Required task
Below are the records; extract from them the line containing "Output the web" to the line containing "var yTicks = [2, 3, 4, 5];", both lines included, exactly and with no pictures.

Input for this task
────────────────────────────────────────

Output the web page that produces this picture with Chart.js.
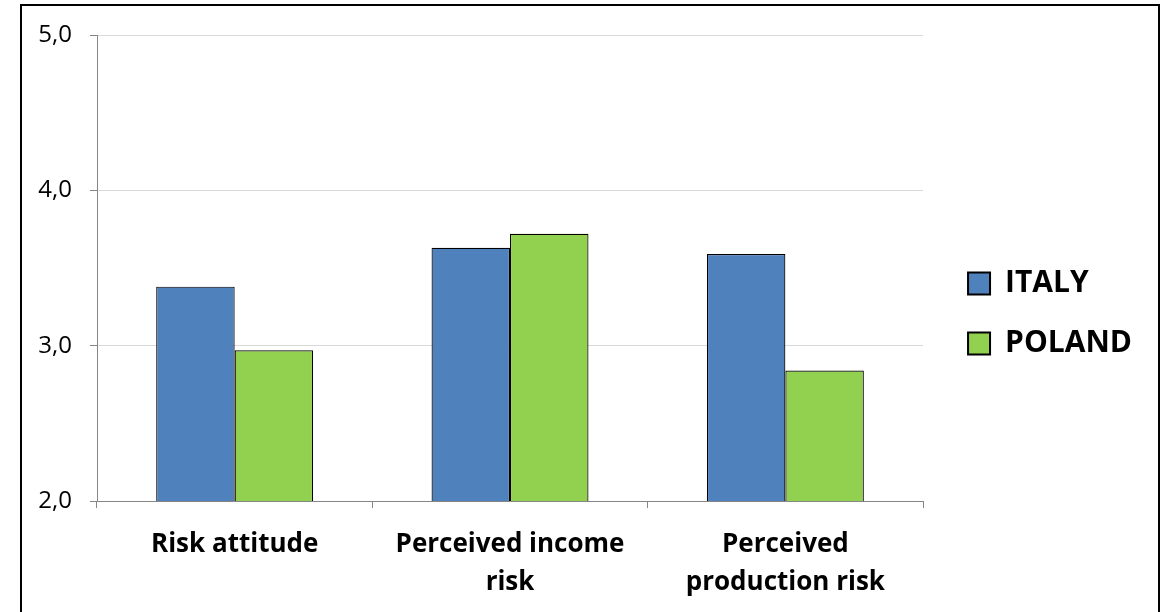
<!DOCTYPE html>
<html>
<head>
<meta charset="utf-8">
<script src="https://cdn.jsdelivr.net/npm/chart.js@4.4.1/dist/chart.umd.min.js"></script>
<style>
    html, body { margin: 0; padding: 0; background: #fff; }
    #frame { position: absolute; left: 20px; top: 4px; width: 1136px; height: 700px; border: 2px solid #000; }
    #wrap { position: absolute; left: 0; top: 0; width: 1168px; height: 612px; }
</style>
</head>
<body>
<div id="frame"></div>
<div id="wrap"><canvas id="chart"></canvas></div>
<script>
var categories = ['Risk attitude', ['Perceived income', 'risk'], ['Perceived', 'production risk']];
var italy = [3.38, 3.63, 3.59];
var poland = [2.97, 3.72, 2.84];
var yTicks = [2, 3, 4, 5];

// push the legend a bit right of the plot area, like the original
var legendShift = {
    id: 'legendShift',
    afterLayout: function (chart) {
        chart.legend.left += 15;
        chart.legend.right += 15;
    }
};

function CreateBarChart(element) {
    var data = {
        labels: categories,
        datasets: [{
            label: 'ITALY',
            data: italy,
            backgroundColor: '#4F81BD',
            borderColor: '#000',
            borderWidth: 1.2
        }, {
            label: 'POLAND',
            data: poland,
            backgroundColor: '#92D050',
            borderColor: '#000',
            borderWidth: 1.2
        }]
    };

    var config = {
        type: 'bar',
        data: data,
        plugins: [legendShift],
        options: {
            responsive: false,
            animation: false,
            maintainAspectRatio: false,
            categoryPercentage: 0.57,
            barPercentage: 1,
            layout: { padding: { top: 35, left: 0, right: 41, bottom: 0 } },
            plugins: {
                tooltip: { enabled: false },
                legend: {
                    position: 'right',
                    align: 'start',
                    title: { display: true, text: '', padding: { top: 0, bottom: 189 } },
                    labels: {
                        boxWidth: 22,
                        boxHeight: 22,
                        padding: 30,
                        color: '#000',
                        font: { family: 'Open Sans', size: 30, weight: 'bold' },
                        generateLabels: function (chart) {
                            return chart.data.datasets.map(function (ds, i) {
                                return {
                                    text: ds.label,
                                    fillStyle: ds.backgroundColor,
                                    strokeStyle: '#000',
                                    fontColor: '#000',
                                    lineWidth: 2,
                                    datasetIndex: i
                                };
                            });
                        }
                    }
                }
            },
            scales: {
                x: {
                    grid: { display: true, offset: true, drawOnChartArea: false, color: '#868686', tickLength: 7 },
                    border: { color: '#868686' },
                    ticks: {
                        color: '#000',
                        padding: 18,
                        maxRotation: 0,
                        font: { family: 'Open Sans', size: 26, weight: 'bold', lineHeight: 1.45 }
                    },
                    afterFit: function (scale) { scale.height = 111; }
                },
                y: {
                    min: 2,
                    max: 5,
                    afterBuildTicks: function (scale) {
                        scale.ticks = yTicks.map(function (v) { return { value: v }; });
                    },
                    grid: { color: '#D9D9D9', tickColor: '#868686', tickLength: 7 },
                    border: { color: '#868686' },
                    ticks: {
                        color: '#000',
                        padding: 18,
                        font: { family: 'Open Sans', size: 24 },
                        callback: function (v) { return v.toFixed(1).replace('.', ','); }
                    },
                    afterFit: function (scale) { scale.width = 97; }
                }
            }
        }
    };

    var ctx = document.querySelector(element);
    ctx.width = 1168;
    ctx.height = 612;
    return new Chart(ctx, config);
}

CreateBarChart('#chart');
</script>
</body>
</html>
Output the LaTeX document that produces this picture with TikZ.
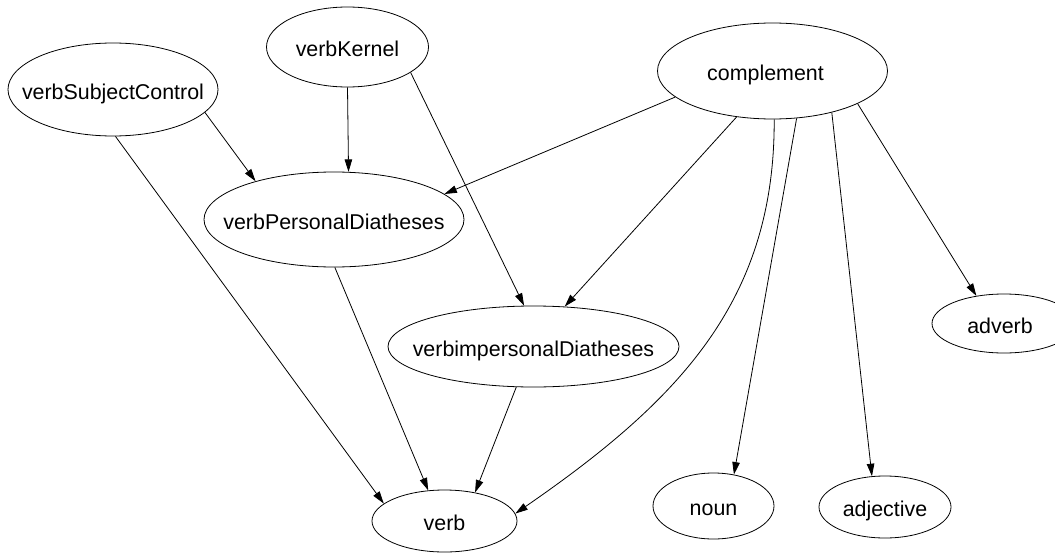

────────────────────────────────────────

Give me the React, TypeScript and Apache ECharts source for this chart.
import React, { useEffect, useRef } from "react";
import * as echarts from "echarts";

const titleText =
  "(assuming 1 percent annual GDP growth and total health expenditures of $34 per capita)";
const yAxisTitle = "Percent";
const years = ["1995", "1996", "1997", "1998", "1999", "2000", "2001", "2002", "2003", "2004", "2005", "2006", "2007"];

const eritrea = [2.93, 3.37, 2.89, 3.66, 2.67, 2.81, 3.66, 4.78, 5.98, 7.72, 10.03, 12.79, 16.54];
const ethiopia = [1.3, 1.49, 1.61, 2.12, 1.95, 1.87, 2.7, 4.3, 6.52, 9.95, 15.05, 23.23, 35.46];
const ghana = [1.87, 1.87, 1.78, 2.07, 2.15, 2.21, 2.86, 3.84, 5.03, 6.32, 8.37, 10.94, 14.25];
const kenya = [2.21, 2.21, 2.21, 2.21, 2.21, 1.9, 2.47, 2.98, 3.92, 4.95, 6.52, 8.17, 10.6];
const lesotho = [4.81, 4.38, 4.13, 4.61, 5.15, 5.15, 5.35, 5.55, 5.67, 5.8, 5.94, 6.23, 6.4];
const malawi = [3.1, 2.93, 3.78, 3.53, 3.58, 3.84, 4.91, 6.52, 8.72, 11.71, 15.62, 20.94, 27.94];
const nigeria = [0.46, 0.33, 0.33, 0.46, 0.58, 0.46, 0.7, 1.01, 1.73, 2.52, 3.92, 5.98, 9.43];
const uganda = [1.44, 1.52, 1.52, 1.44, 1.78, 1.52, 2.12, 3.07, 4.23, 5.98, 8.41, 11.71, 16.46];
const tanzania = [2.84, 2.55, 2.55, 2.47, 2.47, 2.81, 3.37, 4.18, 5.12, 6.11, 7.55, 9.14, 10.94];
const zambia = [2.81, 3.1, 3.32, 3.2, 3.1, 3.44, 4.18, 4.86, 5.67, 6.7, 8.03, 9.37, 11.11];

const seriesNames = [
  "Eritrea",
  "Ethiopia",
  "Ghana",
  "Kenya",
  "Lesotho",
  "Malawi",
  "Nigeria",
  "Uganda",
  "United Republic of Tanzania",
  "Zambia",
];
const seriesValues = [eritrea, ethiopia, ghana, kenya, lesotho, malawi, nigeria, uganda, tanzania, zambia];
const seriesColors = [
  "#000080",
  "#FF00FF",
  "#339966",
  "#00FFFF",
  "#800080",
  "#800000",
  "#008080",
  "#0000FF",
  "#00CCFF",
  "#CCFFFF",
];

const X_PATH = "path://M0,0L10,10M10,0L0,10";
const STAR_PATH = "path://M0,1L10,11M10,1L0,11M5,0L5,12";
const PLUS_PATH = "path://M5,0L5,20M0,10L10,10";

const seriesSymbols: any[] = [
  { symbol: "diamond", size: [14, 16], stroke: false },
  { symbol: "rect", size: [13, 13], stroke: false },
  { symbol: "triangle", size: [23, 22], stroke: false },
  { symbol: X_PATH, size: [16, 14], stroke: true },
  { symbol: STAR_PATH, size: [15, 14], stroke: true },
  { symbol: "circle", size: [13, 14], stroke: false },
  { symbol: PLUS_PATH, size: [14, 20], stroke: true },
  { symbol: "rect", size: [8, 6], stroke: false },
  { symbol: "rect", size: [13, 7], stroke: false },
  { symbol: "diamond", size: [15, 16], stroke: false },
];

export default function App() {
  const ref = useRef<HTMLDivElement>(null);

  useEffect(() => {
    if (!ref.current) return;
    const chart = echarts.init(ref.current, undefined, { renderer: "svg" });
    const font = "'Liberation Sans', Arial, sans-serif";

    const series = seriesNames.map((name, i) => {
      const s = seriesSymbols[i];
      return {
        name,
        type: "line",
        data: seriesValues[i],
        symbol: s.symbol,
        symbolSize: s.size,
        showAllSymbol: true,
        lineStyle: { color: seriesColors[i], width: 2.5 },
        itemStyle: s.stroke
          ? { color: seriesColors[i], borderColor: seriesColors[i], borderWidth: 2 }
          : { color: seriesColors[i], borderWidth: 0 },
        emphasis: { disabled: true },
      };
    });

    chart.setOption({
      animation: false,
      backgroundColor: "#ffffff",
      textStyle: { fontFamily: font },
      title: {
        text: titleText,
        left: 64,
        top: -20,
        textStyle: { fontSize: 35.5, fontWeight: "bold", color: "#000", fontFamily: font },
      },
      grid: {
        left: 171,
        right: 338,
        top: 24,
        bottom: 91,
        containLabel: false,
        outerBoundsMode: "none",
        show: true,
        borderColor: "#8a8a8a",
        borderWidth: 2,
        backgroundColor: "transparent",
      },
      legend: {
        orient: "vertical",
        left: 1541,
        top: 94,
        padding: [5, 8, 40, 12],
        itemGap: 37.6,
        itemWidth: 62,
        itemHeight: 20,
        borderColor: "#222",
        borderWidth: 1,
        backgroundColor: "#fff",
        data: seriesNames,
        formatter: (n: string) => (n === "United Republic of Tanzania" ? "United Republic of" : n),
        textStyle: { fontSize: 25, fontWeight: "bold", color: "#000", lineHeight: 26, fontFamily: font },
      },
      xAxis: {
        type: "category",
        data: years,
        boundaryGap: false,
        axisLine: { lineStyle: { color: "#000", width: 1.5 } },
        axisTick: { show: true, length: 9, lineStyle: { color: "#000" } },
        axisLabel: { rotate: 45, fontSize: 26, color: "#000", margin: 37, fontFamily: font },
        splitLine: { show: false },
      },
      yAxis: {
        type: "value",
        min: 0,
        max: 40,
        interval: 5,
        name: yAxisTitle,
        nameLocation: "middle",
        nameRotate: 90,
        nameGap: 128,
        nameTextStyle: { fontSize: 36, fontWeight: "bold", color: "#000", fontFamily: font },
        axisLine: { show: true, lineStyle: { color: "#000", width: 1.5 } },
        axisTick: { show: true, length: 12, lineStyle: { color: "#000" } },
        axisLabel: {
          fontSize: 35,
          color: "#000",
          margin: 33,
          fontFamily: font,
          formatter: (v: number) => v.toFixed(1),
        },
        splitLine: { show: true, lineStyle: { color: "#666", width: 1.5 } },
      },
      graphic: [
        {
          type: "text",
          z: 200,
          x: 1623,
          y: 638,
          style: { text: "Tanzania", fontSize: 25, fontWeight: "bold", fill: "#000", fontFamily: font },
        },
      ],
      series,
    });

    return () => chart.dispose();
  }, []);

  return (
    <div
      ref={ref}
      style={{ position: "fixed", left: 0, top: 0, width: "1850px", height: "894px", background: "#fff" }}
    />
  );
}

────────────────────────────────────────

Solution to the problem
Output the web page that produces this picture with Chart.js.
<!DOCTYPE html>
<html>
<head>
<meta charset="utf-8">
<script src="https://cdn.jsdelivr.net/npm/chart.js@4.4.1/dist/chart.umd.min.js"></script>
<style>
    html, body { margin: 0; padding: 0; background: #fff; }
    #frame { position: absolute; left: 20px; top: 4px; width: 1136px; height: 700px; border: 2px solid #000; }
    #wrap { position: absolute; left: 0; top: 0; width: 1168px; height: 612px; }
</style>
</head>
<body>
<div id="frame"></div>
<div id="wrap"><canvas id="chart"></canvas></div>
<script>
var categories = ['Risk attitude', ['Perceived income', 'risk'], ['Perceived', 'production risk']];
var italy = [3.38, 3.63, 3.59];
var poland = [2.97, 3.72, 2.84];
var yTicks = [2, 3, 4, 5];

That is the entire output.